Nnamdi Azikiwe Addresses Phi Beta Sigma Fraternity at its 35th Annual Convention in Washington, D.C. (1949)
Here Nnamdi Azikiwe, future first President of Nigeria, delivers an address to his fellow fraternity members at the Banneker High School Auditorium, Washington, D.C., on December 27, 1949, at the 35th Anniversary of the Phi Beta Sigma Fraternity.
I have travelled 8,500 miles in order to be present on this momentous occasion. It took me less than 40 hours to make the trip by aeroplane, in two stages, thanks to modern scientific knowledge. I bring you greetings from Sigma men who are scattered over the continent of Africa. In concert with their comrades-in-arms they are playing their part in the great awakening which has gripped that continent of everlasting spring, having been imbued with the idea of ‘Culture for service and service for humanity’.
What is the nature of the struggle for national freedom in contemporary Africa? What are the forces at work to intensify that struggle? What is the reaction of the African people towards national realization? What is the role of the United States in this attempt of the African towards national self-determination? These are some of the issues I shall attempt to clarify within the limited time at my disposal. Throughout Black Africa, a struggle for national freedom is in the offing, because factors of imperialism have stultified the normal growth of Africans in the community of nations. Consequently, our indigenous people present a sorry spectacle of degraded humanity. Politically, they are dominated by alien races and are denied the basic human rights. Socially, the African has been made to witness discrimination of different kinds against him in his own native land. Economically, the African has been subjected to exploitation of a most heinous type, whilst he vegetates below the minimum subsistence level of existence. Yet, in spite of his plight he has become self-assertive and he is demanding a place in the sun.

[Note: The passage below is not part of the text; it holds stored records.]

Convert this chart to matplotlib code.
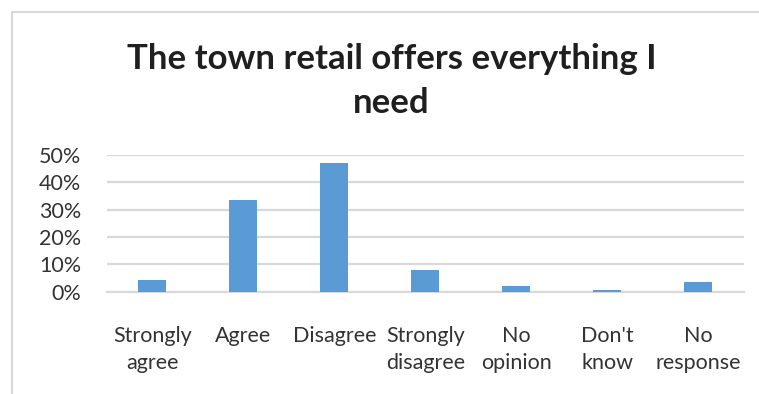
import matplotlib.pyplot as plt
from matplotlib.patches import Rectangle
import numpy as np

categories = ["Strongly\nagree", "Agree", "Disagree", "Strongly\ndisagree",
              "No\nopinion", "Don't\nknow", "No\nresponse"]
shares = [0.043, 0.336, 0.470, 0.079, 0.022, 0.007, 0.036]
yticks = [0.0, 0.1, 0.2, 0.3, 0.4, 0.5]
title_lines = ["The town retail offers everything I", "need"]

plt.rcParams['font.family'] = ['Lato', 'DejaVu Sans']

fig = plt.figure(figsize=(7.59, 3.94), dpi=100)
ax = fig.add_axes([0.1406, 0.2596, 0.8394, 0.347])

x = np.arange(len(categories))
ax.bar(x, shares, width=0.31, color='#5B9BD5', zorder=3)

ax.set_xlim(-0.5, len(categories) - 0.5)
ax.set_ylim(0, 0.5)
ax.set_yticks(yticks)
ax.set_yticklabels([f"{int(round(v * 100))}%" for v in yticks])
ax.set_xticks(x)
ax.set_xticklabels(categories, linespacing=1.42, va='top')

ax.grid(axis='y', color='#d9d9d9', linewidth=1.6, zorder=0)
for side in ['top', 'right', 'left']:
    ax.spines[side].set_visible(False)
ax.spines['bottom'].set_color('#d9d9d9')
ax.spines['bottom'].set_linewidth(1.6)
ax.tick_params(axis='both', length=0, labelsize=15.5, colors='#333333')
ax.tick_params(axis='x', pad=25)
ax.tick_params(axis='y', pad=18.5)

# two-line bold title, placed by baseline
for line, ypos in zip(title_lines, [1 - 69 / 394, 1 - 113 / 394]):
    fig.text(0.516, ypos, line, ha='center', va='baseline', fontsize=25,
             fontweight='bold', color='#1f1f1f')

# chart frame, cut off at right and bottom
fig.patches.append(Rectangle((12 / 759, -0.1), 1.2, 1 - 12 / 394 + 0.1,
                             transform=fig.transFigure, fill=False,
                             edgecolor='#d9d9d9', linewidth=1.5))

fig.savefig("out.png", dpi=100)
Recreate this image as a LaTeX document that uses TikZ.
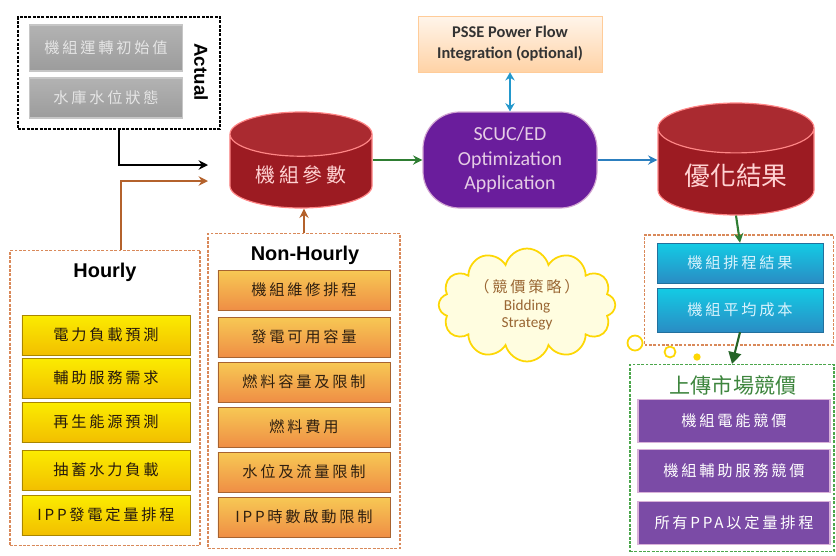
\documentclass[tikz,border=0pt]{standalone}
\usepackage{fontspec}
\setmainfont{Carlito}
\setsansfont{Liberation Sans}
\newfontfamily\cjk[LetterSpace=18]{Noto Sans CJK TC}
\newfontfamily\cjkplain{Noto Sans CJK TC}
\usepackage{tikz}
\usetikzlibrary{arrows.meta,positioning,calc,shapes.geometric,shapes.symbols}
\definecolor{dbred}{HTML}{9C1B22}
\definecolor{dbtop}{HTML}{AA2A30}
\definecolor{optpurple}{HTML}{6A1D9C}
\definecolor{mktpurple}{HTML}{7B4BA6}
\definecolor{taskblue}{HTML}{2A8CC4}
\definecolor{hryellow}{HTML}{F2BF00}
\definecolor{nhorange}{HTML}{EF8E45}
\definecolor{arrbrown}{HTML}{B4622C}
\definecolor{arrgreen}{HTML}{2E7D32}
\definecolor{arrblue}{HTML}{2C7FBF}
\definecolor{grpline}{HTML}{D9895A}
\definecolor{mktgreen}{HTML}{4CA64C}

\begin{document}
\begin{tikzpicture}[x=0.03cm,y=-0.03cm,
  grpbox/.style={draw,dash pattern=on 2.5pt off 1.2pt,line width=0.9pt},
  item/.style={draw,inner sep=0pt,font=\cjk\fontsize{13}{15}\selectfont},
  graybox/.style={item,draw=gray!45,line width=1pt,top color=gray!60,bottom color=gray!78,text=gray!20,minimum width=4.59cm},
  hrbox/.style={item,draw=hryellow!70!black,top color=yellow!70!hryellow,bottom color=hryellow,text=black!80!brown,minimum width=5.04cm,minimum height=1.2cm},
  nhbox/.style={item,draw=nhorange!70!black,top color=nhorange!60!yellow!80!white,bottom color=nhorange,text=black!75!brown,minimum width=5.16cm,minimum height=1.2cm},
  bluebox/.style={item,draw=taskblue!80!black,top color=cyan!55!taskblue,bottom color=taskblue,text=white!85!cyan,minimum width=4.98cm},
  mktbox/.style={item,draw=violet!30,line width=1pt,fill=mktpurple,text=white,minimum width=5.76cm,minimum height=1.29cm},
  dbcyl/.style={cylinder,shape border rotate=90,aspect=0.45,anchor=shape center,draw=red!30!pink,line width=1pt,
    cylinder uses custom fill,cylinder body fill=dbred,cylinder end fill=dbtop,text=pink!70!white},
  title/.style={font=\sffamily\bfseries\fontsize{17}{19}\selectfont},
  arr/.style={line width=1.8pt,-{Stealth[length=8pt,width=8pt]}}
]
\useasboundingbox (0,0) rectangle (836,555);
\node[grpbox,minimum width=6.06cm,minimum height=3.36cm] (actual) at (119,73) {};
\node[grpbox,draw=grpline,minimum width=5.7cm,minimum height=8.85cm] (hourly) at (105,398) {};
\node[grpbox,draw=grpline,minimum width=5.76cm,minimum height=9.45cm] (nonhr) at (304,391) {};
\node[grpbox,draw=grpline,minimum width=5.67cm,minimum height=3.3cm] (grp) at (739,290) {};
\node[grpbox,draw=mktgreen,minimum width=6.12cm,minimum height=5.61cm] (mkt) at (732,458) {};

\node[graybox,minimum height=1.38cm] (a1) at (106,48) {機組運轉初始值};
\node[graybox,minimum height=1.2cm] (a2) at (106,98) {水庫水位狀態};
\node[rotate=-90,font=\sffamily\bfseries\fontsize{16}{18}\selectfont] (actlbl) at (201,72) {Actual};

\node[title] (hrlbl) at (105,272) {Hourly};
\foreach \t/\y [count=\i] in {電力負載預測/335,輔助服務需求/378,再生能源預測/422,抽蓄水力負載/470,IPP發電定量排程/515}
  \node[hrbox] (h\i) at (106,\y) {\t};

\node[title] (nhlbl) at (305,255) {Non-Hourly};
\foreach \t/\y [count=\i] in {機組維修排程/290,發電可用容量/337,燃料容量及限制/382,燃料費用/427,水位及流量限制/472,IPP時數啟動限制/517}
  \node[nhbox] (n\i) at (304,\y) {\t};

\node[dbcyl,minimum width=4.26cm,minimum height=2.88cm,font=\cjk\fontsize{17}{19}\selectfont] (param) at (301,160) {機組參數};
\node[draw=violet!35,line width=1pt,rounded corners=1.1cm,fill=optpurple,text=violet!20,
  minimum width=5.22cm,minimum height=2.88cm,align=center,
  font=\fontsize{17}{21}\selectfont] (opt) at (510,160) {SCUC/ED\\Optimization\\Application};
\node[draw=orange!40,top color=orange!8,bottom color=orange!35,text=black!80,align=center,
  minimum width=5.52cm,minimum height=1.68cm,font=\bfseries\fontsize{14}{18}\selectfont] (psse) at (510,44) {PSSE Power Flow\\Integration (optional)};
\node[dbcyl,minimum width=4.68cm,minimum height=3.36cm,font=\cjkplain\fontsize{22}{24}\selectfont] (res) at (736,159) {優化結果};

\node[bluebox,minimum height=1.2cm] (b1) at (740,263) {機組排程結果};
\node[bluebox,minimum height=1.32cm] (b2) at (740,310) {機組平均成本};

\node[text=mktgreen!80!black,font=\cjkplain\fontsize{18}{20}\selectfont] (mktlbl) at (733,385) {上傳市場競價};
\foreach \t/\y [count=\i] in {機組電能競價/421,機組輔助服務競價/471,所有PPA以定量排程/523}
  \node[mktbox] (m\i) at (734,\y) {\t};

\node[cloud,cloud puffs=12,aspect=2,draw=yellow!75!orange,line width=1.5pt,fill=yellow!12,
  minimum width=4.95cm,minimum height=2.4cm,align=center,text=brown!80!black,
  font=\fontsize{13}{15}\selectfont] (strat) at (527,305) {{\cjk（競價策略）}\\Bidding\\Strategy};
\node[circle,draw=yellow!75!orange,line width=1.5pt,fill=white,minimum size=0.45cm,inner sep=0pt] (c1) at (635,343) {};
\node[circle,draw=yellow!75!orange,line width=1.5pt,fill=white,minimum size=0.33cm,inner sep=0pt] (c2) at (670,352) {};
\node[circle,fill=yellow!75!orange,minimum size=0.22cm,inner sep=0pt] (c3) at (697,357) {};

\coordinate (inA) at (208,165);
\coordinate (inB) at (208,181);
\draw[arr,black] (actual.south) |- (inA);
\draw[arr,arrbrown] ($(hourly.north)+(16,0)$) |- (inB);
\draw[arr,arrbrown] (nonhr.north) -- (nonhr.north |- param.south);
\draw[arr,arrgreen] (param.east |- opt.west) -- (opt.west);
\draw[arr,arrblue] (opt.east) -- (opt.east -| res.west);
\draw[line width=1.8pt,arrblue!80!cyan,{Stealth[length=7pt,width=8pt]}-{Stealth[length=7pt,width=8pt]}] (psse.south) -- (opt.north);
\draw[arr,arrgreen] (res.south) -- (b1.north);
\draw[line width=1.8pt,arrgreen!80!black,-{Triangle[length=10pt,width=11pt]}] (b2.south) -- (mkt.north);
\end{tikzpicture}
\end{document}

What forces have been at work to intensify this struggle of the African for self-determination? Let me take the liberty of referring to comments made by Mrs. Eleanor Roosevelt during the World War II, when it appeared that certain sections of American society were diffident in participating wholeheartedly in the war. She said: ‘We are fighting a war today so that individuals all over the world may have freedom. This means an equal chance for every man to have food and shelter and a minimum of such things as spell happiness to that particular human personality. If we believe firmly that peace cannot come to the world unless this is true for men all over the world, then we must know in our nation that every man, regardless of race and religion, has this chance. Otherwise we fight for nothing of real value. . . . If the future holds only a repetition of the past, if in each nation there are to be real slaves, even though they do not exist in name, then the boys who say they do not know why they fight have a right to say so. There would be no world worth fighting for and the only men who would have any reason for fighting would be the professional soldiers who fight for the love of fighting.